Do this: In the entries below, repeat only the lines between those holding "Output the Python" and "import matplotlib.pyplot as plt", inclusive. Leave pictures out.

Input rows:
····················
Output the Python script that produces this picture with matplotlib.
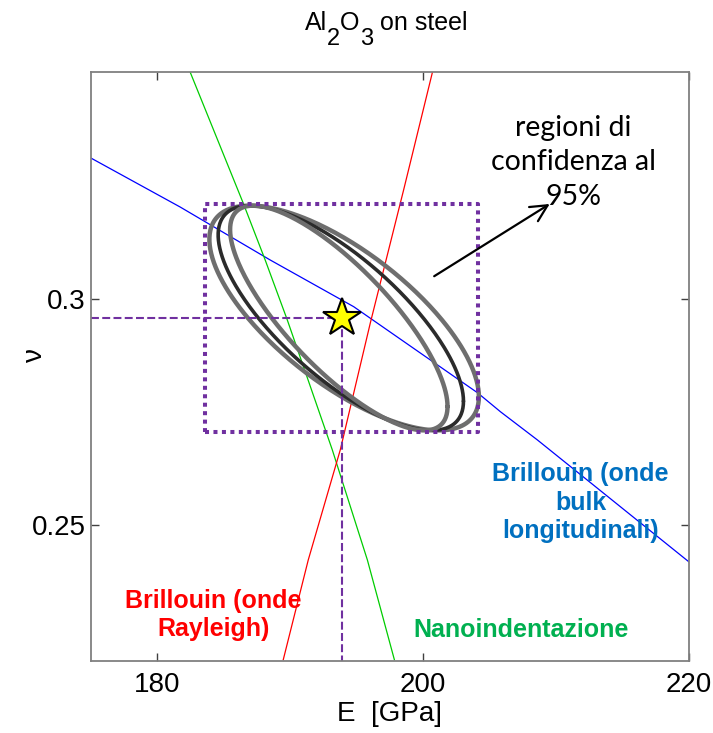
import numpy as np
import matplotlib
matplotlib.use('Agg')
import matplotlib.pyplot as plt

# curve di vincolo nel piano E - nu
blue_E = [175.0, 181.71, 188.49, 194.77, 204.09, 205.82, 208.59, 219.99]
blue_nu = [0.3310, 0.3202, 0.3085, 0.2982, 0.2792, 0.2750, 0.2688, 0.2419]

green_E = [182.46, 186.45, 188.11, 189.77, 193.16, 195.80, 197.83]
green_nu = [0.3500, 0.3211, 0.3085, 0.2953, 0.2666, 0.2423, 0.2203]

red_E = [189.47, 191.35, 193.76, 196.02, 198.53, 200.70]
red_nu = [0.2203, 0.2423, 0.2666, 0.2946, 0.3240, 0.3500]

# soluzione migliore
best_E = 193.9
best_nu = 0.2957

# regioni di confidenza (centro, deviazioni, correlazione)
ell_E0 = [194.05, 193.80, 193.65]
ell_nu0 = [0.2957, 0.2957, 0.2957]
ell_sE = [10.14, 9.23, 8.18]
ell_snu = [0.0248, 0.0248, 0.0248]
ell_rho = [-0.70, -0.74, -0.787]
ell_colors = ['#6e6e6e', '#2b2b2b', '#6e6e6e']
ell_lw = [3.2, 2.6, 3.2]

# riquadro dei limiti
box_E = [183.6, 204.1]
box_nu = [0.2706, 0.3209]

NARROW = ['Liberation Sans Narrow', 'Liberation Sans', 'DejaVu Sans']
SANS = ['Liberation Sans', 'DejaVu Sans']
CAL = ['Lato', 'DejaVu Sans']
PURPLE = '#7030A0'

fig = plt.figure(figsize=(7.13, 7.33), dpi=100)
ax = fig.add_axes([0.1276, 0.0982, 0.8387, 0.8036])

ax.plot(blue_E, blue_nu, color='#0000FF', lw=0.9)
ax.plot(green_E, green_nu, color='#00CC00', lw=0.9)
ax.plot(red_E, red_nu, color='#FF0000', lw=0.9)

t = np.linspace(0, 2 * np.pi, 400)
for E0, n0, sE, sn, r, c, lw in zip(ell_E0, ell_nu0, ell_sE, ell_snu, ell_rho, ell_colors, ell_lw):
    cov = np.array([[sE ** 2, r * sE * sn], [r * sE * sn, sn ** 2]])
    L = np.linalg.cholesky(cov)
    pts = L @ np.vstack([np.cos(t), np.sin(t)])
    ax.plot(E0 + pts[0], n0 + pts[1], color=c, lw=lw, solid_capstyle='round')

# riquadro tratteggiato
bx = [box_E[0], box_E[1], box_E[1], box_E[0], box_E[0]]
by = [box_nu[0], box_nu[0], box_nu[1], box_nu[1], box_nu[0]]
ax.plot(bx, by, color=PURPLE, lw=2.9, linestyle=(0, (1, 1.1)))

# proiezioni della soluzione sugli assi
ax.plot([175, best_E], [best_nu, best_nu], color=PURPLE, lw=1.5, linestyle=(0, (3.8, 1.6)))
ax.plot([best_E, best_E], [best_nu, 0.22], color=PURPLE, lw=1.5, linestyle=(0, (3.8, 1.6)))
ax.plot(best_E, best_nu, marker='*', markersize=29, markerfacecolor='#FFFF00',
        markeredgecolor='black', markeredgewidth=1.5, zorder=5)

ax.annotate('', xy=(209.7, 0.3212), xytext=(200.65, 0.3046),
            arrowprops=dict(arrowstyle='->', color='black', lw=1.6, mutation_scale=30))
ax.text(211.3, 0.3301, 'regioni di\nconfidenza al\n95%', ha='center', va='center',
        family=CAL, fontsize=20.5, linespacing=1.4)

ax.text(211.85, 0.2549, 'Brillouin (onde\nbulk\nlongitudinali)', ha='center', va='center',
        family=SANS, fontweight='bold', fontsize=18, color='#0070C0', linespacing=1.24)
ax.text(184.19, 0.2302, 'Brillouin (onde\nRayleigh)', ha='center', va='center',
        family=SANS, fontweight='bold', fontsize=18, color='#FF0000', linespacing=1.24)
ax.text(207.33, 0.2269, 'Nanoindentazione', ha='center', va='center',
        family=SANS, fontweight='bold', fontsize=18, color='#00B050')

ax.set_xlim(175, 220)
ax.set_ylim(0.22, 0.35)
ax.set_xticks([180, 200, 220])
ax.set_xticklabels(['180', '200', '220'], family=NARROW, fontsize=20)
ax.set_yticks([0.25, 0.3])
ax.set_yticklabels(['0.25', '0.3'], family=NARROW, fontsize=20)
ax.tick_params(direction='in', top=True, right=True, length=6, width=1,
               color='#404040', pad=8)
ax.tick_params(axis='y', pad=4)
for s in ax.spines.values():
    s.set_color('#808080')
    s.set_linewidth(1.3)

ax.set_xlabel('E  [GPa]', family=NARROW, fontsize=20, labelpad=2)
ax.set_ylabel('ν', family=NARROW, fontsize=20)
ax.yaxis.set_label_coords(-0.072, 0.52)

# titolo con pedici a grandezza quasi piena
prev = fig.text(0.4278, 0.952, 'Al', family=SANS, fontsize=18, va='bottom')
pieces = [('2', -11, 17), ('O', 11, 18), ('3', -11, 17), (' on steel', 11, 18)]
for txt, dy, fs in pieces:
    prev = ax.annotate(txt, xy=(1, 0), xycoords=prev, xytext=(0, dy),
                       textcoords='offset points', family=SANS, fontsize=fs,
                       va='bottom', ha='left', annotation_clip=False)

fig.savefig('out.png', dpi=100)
····················
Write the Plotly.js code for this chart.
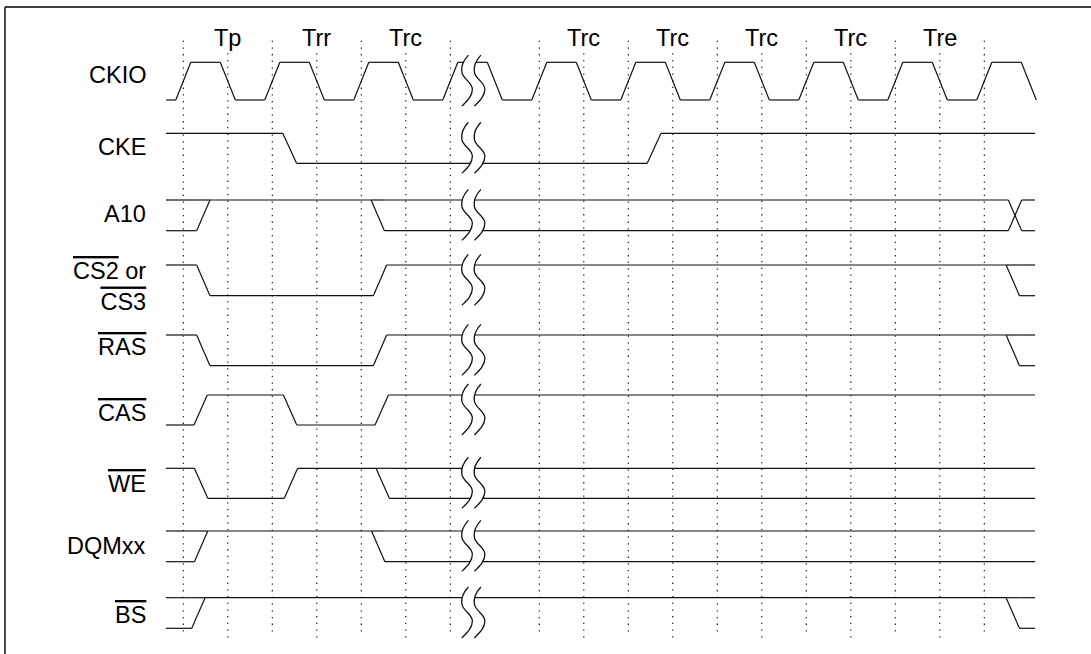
····················
Completed exercise:
Output the Python script that produces this picture with matplotlib.
import numpy as np
import matplotlib
matplotlib.use('Agg')
import matplotlib.pyplot as plt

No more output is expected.